* [Challenge] Pictures excluded, return the lines below from the first through the line holding "import matplotlib.pyplot as plt".

----- Data lines -----

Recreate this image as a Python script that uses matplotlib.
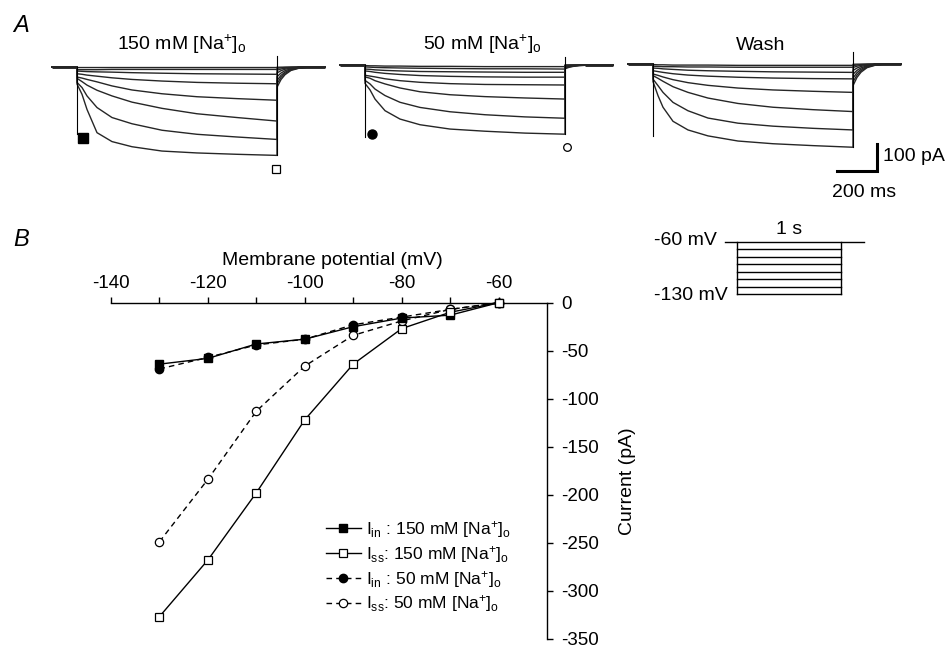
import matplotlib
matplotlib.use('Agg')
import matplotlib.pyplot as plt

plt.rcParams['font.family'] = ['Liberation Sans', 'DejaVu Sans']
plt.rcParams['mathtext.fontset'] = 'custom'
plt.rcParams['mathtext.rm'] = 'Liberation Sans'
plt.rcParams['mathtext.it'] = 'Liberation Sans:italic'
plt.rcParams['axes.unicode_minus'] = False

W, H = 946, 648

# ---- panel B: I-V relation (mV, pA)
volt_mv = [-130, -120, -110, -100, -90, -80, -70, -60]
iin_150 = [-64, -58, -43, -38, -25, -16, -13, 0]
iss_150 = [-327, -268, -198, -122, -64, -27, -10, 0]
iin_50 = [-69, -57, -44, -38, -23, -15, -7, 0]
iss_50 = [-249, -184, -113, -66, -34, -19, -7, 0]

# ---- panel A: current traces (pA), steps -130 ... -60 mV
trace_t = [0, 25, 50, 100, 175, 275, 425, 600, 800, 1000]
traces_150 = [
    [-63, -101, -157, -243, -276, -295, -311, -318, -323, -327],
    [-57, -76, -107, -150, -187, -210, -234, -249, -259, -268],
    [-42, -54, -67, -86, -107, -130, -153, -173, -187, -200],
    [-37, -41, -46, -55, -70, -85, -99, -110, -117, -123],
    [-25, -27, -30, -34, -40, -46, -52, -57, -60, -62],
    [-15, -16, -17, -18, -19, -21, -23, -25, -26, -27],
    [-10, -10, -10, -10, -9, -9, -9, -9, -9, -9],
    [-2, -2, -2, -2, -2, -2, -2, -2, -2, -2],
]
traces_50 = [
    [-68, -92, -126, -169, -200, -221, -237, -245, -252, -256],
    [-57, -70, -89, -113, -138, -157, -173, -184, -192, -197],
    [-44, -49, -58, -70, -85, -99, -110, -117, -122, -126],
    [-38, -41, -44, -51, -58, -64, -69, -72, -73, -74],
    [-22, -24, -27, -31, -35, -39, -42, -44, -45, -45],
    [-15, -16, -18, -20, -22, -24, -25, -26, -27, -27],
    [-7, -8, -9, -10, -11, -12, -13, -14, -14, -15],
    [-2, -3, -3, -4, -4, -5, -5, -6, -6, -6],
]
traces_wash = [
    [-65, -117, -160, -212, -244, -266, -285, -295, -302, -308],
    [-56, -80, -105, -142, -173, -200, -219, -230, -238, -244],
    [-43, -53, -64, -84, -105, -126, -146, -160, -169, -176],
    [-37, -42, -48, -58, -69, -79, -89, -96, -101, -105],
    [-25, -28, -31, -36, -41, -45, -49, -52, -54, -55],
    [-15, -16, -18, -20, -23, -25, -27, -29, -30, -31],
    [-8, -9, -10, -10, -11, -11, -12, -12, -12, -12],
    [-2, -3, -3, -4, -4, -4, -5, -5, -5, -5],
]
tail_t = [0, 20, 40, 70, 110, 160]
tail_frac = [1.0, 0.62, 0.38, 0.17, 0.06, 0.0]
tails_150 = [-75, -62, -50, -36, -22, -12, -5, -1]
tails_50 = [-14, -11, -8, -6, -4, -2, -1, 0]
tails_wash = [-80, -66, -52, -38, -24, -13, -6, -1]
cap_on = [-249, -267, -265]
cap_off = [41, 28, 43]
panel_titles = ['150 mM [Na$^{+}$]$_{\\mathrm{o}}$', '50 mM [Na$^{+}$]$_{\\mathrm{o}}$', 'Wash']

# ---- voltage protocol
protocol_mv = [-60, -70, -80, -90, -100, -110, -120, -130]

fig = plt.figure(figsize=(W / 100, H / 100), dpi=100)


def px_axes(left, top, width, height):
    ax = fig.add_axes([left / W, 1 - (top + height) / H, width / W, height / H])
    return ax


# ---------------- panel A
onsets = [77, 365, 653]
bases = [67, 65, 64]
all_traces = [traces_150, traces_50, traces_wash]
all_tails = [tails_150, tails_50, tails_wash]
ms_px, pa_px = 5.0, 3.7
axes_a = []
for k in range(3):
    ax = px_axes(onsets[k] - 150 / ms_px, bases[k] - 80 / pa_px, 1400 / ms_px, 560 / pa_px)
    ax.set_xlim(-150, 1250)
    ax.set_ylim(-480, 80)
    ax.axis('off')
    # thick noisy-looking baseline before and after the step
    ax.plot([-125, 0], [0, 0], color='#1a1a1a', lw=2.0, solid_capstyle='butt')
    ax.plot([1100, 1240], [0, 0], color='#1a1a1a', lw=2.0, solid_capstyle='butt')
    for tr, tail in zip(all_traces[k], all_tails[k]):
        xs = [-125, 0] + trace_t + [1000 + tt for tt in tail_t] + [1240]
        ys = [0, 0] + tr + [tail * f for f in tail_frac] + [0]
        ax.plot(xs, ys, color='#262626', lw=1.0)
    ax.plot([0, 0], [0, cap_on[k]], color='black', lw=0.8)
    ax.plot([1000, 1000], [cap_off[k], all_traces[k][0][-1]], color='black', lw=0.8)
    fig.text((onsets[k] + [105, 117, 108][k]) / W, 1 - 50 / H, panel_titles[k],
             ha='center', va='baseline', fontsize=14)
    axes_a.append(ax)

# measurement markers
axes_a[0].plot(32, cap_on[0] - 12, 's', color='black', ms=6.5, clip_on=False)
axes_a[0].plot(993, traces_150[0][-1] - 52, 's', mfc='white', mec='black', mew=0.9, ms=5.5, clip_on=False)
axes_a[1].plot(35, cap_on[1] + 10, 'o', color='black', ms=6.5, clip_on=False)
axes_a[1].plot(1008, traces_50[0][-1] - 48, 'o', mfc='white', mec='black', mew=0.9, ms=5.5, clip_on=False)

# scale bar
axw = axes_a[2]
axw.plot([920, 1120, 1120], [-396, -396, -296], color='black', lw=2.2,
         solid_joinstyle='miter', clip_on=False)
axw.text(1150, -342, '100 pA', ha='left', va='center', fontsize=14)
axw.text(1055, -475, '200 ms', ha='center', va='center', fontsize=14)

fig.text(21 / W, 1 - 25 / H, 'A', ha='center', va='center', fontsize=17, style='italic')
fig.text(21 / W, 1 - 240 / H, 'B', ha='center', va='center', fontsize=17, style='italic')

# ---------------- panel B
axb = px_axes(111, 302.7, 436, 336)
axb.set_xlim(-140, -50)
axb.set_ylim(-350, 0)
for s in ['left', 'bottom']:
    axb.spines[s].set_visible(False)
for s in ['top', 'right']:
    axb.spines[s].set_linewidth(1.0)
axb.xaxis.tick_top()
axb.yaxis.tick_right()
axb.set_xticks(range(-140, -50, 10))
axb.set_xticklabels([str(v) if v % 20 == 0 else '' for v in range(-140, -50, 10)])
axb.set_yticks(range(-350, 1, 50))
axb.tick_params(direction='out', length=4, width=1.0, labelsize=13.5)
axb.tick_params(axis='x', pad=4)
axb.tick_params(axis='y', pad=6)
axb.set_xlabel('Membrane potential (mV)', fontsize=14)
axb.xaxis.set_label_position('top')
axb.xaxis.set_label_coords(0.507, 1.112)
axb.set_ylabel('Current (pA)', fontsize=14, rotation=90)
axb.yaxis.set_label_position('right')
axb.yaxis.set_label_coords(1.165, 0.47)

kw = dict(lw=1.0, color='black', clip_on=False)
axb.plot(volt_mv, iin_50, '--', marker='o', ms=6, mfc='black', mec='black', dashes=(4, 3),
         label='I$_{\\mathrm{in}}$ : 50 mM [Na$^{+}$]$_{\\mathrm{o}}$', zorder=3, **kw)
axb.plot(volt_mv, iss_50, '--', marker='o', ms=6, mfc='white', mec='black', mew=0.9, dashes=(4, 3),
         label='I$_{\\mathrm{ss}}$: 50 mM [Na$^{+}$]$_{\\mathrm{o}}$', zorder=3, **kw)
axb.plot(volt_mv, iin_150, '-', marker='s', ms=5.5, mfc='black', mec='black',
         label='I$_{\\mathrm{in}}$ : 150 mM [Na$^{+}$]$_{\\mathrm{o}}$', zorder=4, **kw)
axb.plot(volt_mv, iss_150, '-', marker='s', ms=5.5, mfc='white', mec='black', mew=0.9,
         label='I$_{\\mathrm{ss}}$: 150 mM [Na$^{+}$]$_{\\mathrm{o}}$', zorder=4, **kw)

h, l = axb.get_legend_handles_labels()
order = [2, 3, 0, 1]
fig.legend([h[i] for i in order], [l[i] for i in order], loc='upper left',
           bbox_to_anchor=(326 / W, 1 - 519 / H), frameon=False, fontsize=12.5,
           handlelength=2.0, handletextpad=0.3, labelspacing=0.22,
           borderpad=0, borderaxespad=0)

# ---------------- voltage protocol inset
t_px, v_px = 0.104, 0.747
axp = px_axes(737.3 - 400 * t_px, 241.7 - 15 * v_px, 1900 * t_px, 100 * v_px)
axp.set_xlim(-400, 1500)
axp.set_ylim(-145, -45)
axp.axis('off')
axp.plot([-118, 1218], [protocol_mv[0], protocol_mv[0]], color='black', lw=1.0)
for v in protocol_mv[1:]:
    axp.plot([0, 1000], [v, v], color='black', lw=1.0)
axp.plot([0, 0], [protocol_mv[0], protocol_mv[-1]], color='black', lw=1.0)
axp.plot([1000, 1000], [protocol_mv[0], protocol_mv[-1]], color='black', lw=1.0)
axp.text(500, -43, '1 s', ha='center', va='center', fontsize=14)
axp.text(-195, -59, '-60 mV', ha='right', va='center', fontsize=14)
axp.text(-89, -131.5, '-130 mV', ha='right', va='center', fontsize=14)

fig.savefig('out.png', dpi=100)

-----

* [Exercise response]
Recreate this image as a Python script that uses matplotlib.
import matplotlib
matplotlib.use('Agg')
import matplotlib.pyplot as plt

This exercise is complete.